Our base case will be pString' "" cs , in which case we can return whatever we expect pString to return in the case of a success - in this case it’ll be Just ("he", "llo")

Hopefully now you can visualise what this function is going to look like. If it’s still not clear, have a little glimpse over the solution that I give and then try and implement it yourself - sometimes the best way to see how someone got a particular solution is to try and solve the problem yourself to get an idea of why some things do and don’t work.

    pString :: String -> Parser String
    pString str = Parser (pString' str)
      where 
        pString' :: String -> String -> Maybe (String, String)
        pString' (c : cs) inp
          = case (runParser (pChar c) inp) of 
              Just (r, rest) -> pString' cs rest
              Nothing        -> Nothing 
        pString' [] inp 
          = Just (str, inp)

Let’s give it a little try !

    > runParser (pString "hello") "hello"
    Just ("hello", "")
    > runParser (pString "hello") "ello"
    Nothing
    > runParser (pString "hello") "hello there!"
    Just ("hello", " there!")

We’ve beat the first boss ! One small secret I kept from you is that there is a much better way to define both of these functions - but we’re going to need to collect a lot more tools on our journey before we can attempt to improve these implementations. This chapter serves as a little introduction to the idea of a parser - but the title of this series is parser combinators . This is merely the surface of what we can do in Haskell with parsers.
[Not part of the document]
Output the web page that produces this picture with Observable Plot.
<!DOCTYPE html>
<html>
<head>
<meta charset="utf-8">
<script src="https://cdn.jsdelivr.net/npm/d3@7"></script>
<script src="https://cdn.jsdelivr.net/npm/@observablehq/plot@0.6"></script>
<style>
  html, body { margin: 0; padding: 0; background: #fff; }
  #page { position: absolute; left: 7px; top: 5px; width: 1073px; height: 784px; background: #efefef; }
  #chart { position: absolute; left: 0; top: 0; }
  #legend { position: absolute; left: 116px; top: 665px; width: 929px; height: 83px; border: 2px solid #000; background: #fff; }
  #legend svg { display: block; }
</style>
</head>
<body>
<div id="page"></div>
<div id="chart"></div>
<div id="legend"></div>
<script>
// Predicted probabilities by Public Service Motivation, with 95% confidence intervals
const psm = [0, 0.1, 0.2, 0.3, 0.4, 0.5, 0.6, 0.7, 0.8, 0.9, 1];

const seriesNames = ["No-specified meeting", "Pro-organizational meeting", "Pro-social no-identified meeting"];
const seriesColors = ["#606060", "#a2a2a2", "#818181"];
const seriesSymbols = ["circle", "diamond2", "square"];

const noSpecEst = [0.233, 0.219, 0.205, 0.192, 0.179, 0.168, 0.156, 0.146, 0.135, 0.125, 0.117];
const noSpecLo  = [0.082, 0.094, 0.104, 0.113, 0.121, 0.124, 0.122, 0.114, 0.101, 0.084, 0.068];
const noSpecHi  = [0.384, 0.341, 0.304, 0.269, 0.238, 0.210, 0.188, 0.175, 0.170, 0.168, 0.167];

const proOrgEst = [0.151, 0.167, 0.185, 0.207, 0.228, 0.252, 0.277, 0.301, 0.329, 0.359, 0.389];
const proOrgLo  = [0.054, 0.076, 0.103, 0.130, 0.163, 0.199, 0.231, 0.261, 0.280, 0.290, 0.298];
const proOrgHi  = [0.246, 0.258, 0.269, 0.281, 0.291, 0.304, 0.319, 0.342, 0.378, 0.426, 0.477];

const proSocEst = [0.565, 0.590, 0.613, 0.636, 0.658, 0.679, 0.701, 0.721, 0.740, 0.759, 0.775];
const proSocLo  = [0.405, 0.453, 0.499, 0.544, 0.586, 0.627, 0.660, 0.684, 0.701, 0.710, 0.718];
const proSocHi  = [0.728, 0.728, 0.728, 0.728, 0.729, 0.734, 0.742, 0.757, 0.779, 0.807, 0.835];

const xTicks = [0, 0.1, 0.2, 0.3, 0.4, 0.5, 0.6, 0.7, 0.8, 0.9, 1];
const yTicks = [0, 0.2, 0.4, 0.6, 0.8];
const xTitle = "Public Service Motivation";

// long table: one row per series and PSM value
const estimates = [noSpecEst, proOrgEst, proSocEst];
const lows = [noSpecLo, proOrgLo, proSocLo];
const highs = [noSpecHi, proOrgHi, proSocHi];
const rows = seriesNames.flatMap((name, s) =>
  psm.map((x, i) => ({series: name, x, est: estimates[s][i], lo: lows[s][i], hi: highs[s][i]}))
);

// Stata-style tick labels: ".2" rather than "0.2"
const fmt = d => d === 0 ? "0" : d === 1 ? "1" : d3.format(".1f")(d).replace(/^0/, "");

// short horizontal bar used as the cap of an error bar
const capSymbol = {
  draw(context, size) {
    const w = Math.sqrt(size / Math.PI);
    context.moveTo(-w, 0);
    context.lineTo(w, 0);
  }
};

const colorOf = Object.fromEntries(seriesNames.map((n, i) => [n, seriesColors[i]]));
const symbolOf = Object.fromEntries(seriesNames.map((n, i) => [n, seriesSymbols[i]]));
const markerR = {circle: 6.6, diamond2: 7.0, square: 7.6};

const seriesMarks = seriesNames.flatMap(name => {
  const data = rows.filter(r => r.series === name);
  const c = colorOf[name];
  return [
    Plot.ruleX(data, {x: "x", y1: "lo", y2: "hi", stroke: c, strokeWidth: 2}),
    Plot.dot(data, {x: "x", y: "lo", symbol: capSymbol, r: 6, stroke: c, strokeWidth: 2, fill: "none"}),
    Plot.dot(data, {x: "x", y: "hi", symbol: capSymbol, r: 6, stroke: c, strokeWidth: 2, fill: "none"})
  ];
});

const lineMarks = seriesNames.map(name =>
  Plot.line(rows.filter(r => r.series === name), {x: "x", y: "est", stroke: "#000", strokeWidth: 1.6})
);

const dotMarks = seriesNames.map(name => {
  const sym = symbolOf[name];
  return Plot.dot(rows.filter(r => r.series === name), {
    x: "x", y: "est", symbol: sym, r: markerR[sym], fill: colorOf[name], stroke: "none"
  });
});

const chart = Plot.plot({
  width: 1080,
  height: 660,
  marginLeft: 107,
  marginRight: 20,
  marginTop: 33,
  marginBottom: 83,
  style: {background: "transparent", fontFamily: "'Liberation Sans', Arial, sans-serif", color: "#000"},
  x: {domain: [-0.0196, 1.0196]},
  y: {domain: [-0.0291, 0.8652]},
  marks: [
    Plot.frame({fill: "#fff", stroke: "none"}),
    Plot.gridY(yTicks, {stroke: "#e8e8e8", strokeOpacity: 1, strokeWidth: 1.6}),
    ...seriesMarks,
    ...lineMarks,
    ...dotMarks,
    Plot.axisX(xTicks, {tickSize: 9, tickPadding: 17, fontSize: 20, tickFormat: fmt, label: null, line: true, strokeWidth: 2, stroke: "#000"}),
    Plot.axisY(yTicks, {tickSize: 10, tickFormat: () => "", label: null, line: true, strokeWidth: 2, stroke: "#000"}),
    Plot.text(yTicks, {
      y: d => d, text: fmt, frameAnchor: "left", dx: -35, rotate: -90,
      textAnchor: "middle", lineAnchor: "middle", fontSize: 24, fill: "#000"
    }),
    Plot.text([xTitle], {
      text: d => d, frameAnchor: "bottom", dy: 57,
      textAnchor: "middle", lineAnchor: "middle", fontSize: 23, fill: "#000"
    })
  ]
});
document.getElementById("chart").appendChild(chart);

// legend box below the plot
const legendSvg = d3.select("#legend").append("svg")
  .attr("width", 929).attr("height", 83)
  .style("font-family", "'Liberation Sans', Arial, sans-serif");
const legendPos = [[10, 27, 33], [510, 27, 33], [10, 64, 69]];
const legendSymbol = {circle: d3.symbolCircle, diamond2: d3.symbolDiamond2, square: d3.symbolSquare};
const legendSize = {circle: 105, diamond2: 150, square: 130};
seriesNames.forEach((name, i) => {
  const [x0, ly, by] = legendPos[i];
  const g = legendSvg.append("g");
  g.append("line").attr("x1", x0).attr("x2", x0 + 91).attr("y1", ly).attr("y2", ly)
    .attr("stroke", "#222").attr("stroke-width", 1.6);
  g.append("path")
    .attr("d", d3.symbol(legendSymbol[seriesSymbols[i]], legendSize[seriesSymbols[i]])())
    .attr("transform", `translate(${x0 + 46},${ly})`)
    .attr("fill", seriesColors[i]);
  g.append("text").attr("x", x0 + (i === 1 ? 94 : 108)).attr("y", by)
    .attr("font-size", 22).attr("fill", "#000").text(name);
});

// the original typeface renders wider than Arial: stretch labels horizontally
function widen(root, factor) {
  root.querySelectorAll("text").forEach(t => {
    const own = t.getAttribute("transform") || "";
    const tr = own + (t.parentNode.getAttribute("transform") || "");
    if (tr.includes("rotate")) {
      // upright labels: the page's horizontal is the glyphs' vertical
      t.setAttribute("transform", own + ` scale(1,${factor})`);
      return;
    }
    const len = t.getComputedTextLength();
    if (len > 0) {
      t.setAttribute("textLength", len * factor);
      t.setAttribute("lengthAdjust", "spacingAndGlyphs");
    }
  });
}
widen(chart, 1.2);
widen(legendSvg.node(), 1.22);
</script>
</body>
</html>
I’ll end with a little trailer of what’s to come - Haskell adopts a lot of concepts from category theory, especially a lot of the mathematical structures. We’re going to give our parsers more structure so we can combine and transform parsers. From this we’ll be able to define more and more complex parsers by simply combining small parsers in fun ways. I hope you enjoyed this little tutorial and I hope that you take it further because we’re going to see some really beautiful functional programming.